I gained a classical education with those Chex horses because they taught me what it's like to win big, the feeling of doing something really well. In my life, I've chased a lot of thrills but nothing compares to going down the fence on a great cow horse. Running wide open at thirty or thirty-five miles an hour, hearing yourself breathe and feeling your horse's heart beat between your legs and knowing your horse is going to gather, stop, turn the cow, and be galloping in the opposite direction in three seconds flat is an unparalleled rush.

No Guts - No Glory

In a way, I'm a passenger on this ride, and in another way, I make it all happen. Once you ride a cow horse, you're hooked forever trying to recapture that feeling of speed suspended, of time stopped for an instant then resumed fast-forward.

It took some time to find my roots as a horseman after King Fritz, but I kept at it and had more champions along the way. By now it was the late 80's and the cow horse world had lost some of its glitter, and suddenly there was this giant thing called reining. I was riding a great horse at the time called Chex A Nic, and decided to go to a reining and show those split-rein boys a thing or two. It was a very humbling experience. I discovered that there was a world of difference between the cow horse dry work and the way the reiners were showing their horses at that time. A good horse is a good horse, but the reiners had so much precision, so much more finesse, that it was almost like watching a different sport. Unlike the old-time cow horse guys, though, the reiners were friendly and helpful. I hooked up with some of them like Bob Loomis and figured out how to present a reiner, and the next time out I didn't feel like a hick from the sticks.

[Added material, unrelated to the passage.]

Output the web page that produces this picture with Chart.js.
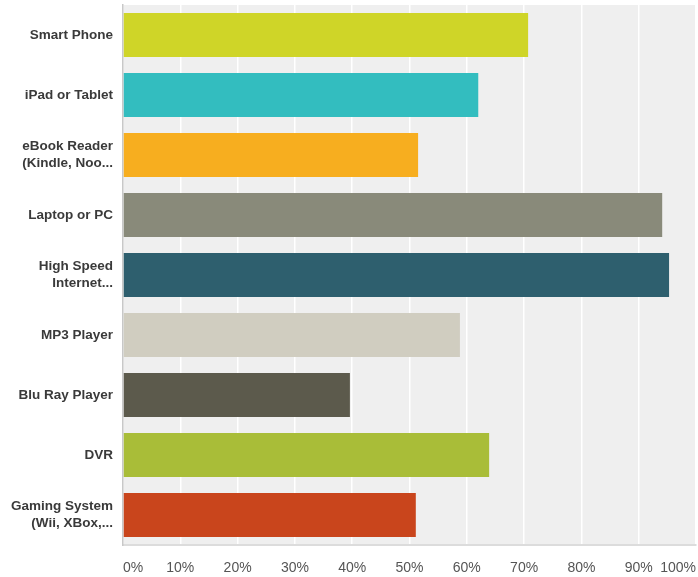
<!DOCTYPE html>
<html>
<head>
<meta charset="utf-8">
<script src="https://cdn.jsdelivr.net/npm/chart.js@4/dist/chart.umd.min.js"></script>
<style>
  html, body { margin: 0; padding: 0; background: #fff; }
  #wrap { width: 698px; height: 577px; }
</style>
</head>
<body>
<div id="wrap"><canvas id="chart"></canvas></div>
<script>
// categories (multi-line labels as arrays)
const categories = [
  'Smart Phone',
  'iPad or Tablet',
  ['eBook Reader', '(Kindle, Noo...'],
  'Laptop or PC',
  ['High Speed', 'Internet...'],
  'MP3 Player',
  'Blu Ray Player',
  'DVR',
  ['Gaming System', '(Wii, XBox,...']
];
// percent of respondents
const values = [70.7, 62.0, 51.5, 94.1, 95.3, 58.8, 39.6, 63.9, 51.1];
const barColors = ['#cfd528', '#33bdbf', '#f7ae1f', '#898a7a', '#2e5f6e', '#d0cdc0', '#5c5a4c', '#a9bd38', '#c9451c'];
const tickValues = [0, 10, 20, 30, 40, 50, 60, 70, 80, 90, 100];

// gray plot background
const plotBg = {
  id: 'plotBg',
  beforeDraw(chart) {
    const a = chart.chartArea, ctx = chart.ctx;
    ctx.save();
    ctx.fillStyle = '#efefef';
    ctx.fillRect(a.left, a.top, a.right - a.left, a.bottom - a.top);
    ctx.restore();
  }
};

new Chart(document.getElementById('chart').getContext('2d'), {
  type: 'bar',
  data: {
    labels: categories,
    datasets: [{
      data: values,
      backgroundColor: barColors,
      borderWidth: 0,
      categoryPercentage: 1,
      barPercentage: 0.735
    }]
  },
  options: {
    indexAxis: 'y',
    responsive: true,
    maintainAspectRatio: false,
    animation: false,
    layout: { padding: { top: 5, right: 2, left: 0, bottom: 0 } },
    plugins: {
      legend: { display: false },
      tooltip: { enabled: false }
    },
    scales: {
      x: {
        min: 0,
        max: 100,
        afterBuildTicks(scale) {
          scale.ticks = tickValues.map(v => ({ value: v }));
        },
        afterFit(scale) {
          scale.height = 32;
          scale.paddingLeft = 0;
          scale.paddingRight = 0;
        },
        grid: { color: '#ffffff', lineWidth: 1.5, drawTicks: false },
        border: { display: true, color: '#dcdcdc', width: 2 },
        ticks: {
          padding: 15,
          align: 'inner',
          color: '#555555',
          font: { family: 'Liberation Sans, Arial, sans-serif', size: 14 },
          callback: v => v + '%'
        }
      },
      y: {
        afterFit(scale) {
          scale.width = 123;
          scale.paddingTop = 0;
          scale.paddingBottom = 0;
        },
        grid: { display: false, drawTicks: false },
        border: { display: true, color: '#c8c8c8', width: 1.5 },
        ticks: {
          padding: 10,
          color: '#3a3a3a',
          font: { family: 'Liberation Sans, Arial, sans-serif', size: 13.5, weight: 'bold', lineHeight: 1.25 }
        }
      }
    }
  },
  plugins: [plotBg]
});
</script>
</body>
</html>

CHEX A NIC winning the AQHA World Championship in Reining

In 1992, I took Chex A Nic to the Quarter horse World show and he won both the senior reining and the senior working cow horse, the first time the same horse had won both events in one year. It justified my training methods and also proved that a horse can work cattle and rein, that competing in both classes doesn't confuse the horse. Nowadays, a lot of those reiners are getting interested in cow horses, so where I borrowed from them now I'm getting a chance to return the favor a little bit. Western performance horses- cutters, reiners, ropers, cow horses- are all evolving quickly right now towards an ideal western horse that's light, responsive, balanced, athletic, and fun to ride. The horses and the methods are changing, yet I see more horsemen rediscovering value in some of the traditional training and tools.